**DIRECTION**
Retype all of the listing exactly, passing over any picture you find.

**DATASET CONTENT**
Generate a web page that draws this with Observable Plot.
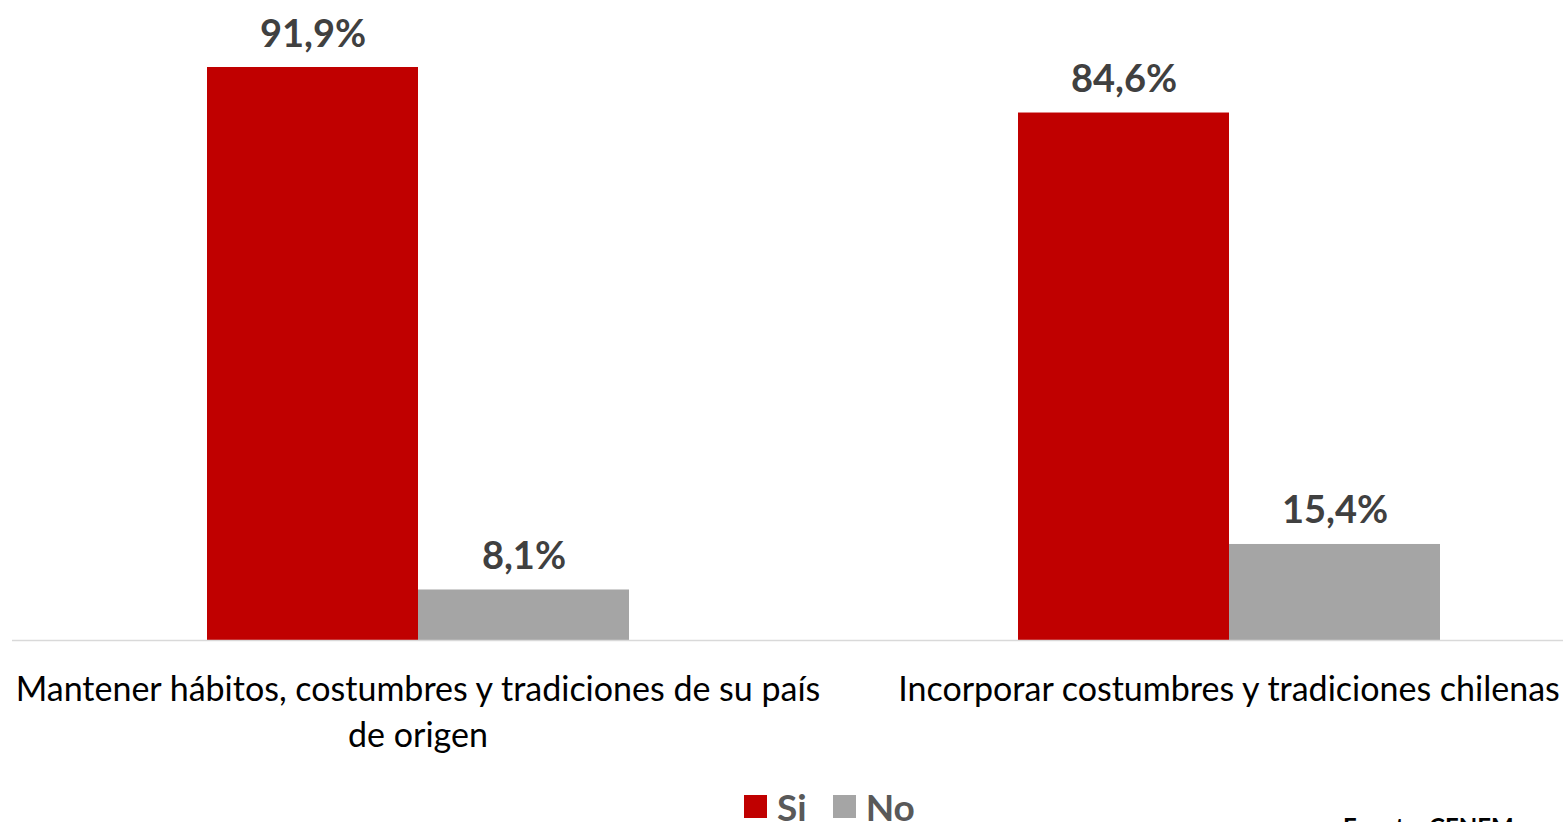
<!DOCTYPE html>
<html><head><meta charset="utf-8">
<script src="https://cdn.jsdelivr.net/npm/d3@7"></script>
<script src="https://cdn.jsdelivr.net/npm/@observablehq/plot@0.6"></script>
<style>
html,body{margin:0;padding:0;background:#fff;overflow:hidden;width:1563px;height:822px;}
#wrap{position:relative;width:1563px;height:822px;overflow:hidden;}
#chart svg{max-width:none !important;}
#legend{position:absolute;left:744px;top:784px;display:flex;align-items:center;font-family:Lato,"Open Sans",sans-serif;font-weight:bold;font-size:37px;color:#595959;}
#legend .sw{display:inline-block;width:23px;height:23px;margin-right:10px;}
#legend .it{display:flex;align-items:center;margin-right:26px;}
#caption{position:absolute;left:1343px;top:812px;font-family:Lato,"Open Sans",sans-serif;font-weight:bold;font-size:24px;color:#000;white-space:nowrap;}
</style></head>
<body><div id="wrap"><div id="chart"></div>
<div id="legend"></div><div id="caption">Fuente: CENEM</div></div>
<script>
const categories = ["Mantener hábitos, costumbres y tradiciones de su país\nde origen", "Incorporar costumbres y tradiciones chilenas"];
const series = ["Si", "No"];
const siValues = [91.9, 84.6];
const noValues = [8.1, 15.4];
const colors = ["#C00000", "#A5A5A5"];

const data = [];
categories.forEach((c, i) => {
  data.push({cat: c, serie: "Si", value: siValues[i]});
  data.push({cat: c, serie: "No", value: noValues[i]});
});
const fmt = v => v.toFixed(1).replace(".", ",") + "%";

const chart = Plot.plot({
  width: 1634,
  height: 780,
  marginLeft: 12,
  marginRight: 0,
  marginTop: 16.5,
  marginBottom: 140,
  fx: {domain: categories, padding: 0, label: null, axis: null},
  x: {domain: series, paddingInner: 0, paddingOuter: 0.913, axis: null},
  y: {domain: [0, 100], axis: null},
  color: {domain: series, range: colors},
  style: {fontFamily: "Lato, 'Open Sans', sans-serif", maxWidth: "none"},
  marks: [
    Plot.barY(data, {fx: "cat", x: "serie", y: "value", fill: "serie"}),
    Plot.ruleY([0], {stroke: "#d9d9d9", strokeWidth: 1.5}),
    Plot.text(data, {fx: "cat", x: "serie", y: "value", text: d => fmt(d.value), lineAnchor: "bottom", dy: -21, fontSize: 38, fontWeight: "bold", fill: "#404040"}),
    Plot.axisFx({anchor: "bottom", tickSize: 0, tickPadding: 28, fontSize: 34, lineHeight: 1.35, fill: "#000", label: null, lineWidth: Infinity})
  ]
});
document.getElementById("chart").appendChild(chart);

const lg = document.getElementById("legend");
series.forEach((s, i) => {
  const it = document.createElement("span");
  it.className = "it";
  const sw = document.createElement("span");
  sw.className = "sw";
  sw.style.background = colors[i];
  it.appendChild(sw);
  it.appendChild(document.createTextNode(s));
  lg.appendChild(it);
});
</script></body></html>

**SOLUTION BELOW**
Generate a web page that draws this with Observable Plot.
<!DOCTYPE html>
<html><head><meta charset="utf-8">
<script src="https://cdn.jsdelivr.net/npm/d3@7"></script>
<script src="https://cdn.jsdelivr.net/npm/@observablehq/plot@0.6"></script>
<style>
html,body{margin:0;padding:0;background:#fff;overflow:hidden;width:1563px;height:822px;}
#wrap{position:relative;width:1563px;height:822px;overflow:hidden;}
#chart svg{max-width:none !important;}
#legend{position:absolute;left:744px;top:784px;display:flex;align-items:center;font-family:Lato,"Open Sans",sans-serif;font-weight:bold;font-size:37px;color:#595959;}
#legend .sw{display:inline-block;width:23px;height:23px;margin-right:10px;}
#legend .it{display:flex;align-items:center;margin-right:26px;}
#caption{position:absolute;left:1343px;top:812px;font-family:Lato,"Open Sans",sans-serif;font-weight:bold;font-size:24px;color:#000;white-space:nowrap;}
</style></head>
<body><div id="wrap"><div id="chart"></div>
<div id="legend"></div><div id="caption">Fuente: CENEM</div></div>
<script>
const categories = ["Mantener hábitos, costumbres y tradiciones de su país\nde origen", "Incorporar costumbres y tradiciones chilenas"];
const series = ["Si", "No"];
const siValues = [91.9, 84.6];
const noValues = [8.1, 15.4];
const colors = ["#C00000", "#A5A5A5"];

const data = [];
categories.forEach((c, i) => {
  data.push({cat: c, serie: "Si", value: siValues[i]});
  data.push({cat: c, serie: "No", value: noValues[i]});
});
const fmt = v => v.toFixed(1).replace(".", ",") + "%";

const chart = Plot.plot({
  width: 1634,
  height: 780,
  marginLeft: 12,
  marginRight: 0,
  marginTop: 16.5,
  marginBottom: 140,
  fx: {domain: categories, padding: 0, label: null, axis: null},
  x: {domain: series, paddingInner: 0, paddingOuter: 0.913, axis: null},
  y: {domain: [0, 100], axis: null},
  color: {domain: series, range: colors},
  style: {fontFamily: "Lato, 'Open Sans', sans-serif", maxWidth: "none"},
  marks: [
    Plot.barY(data, {fx: "cat", x: "serie", y: "value", fill: "serie"}),
    Plot.ruleY([0], {stroke: "#d9d9d9", strokeWidth: 1.5}),
    Plot.text(data, {fx: "cat", x: "serie", y: "value", text: d => fmt(d.value), lineAnchor: "bottom", dy: -21, fontSize: 38, fontWeight: "bold", fill: "#404040"}),
    Plot.axisFx({anchor: "bottom", tickSize: 0, tickPadding: 28, fontSize: 34, lineHeight: 1.35, fill: "#000", label: null, lineWidth: Infinity})
  ]
});
document.getElementById("chart").appendChild(chart);

const lg = document.getElementById("legend");
series.forEach((s, i) => {
  const it = document.createElement("span");
  it.className = "it";
  const sw = document.createElement("span");
  sw.className = "sw";
  sw.style.background = colors[i];
  it.appendChild(sw);
  it.appendChild(document.createTextNode(s));
  lg.appendChild(it);
});
</script></body></html>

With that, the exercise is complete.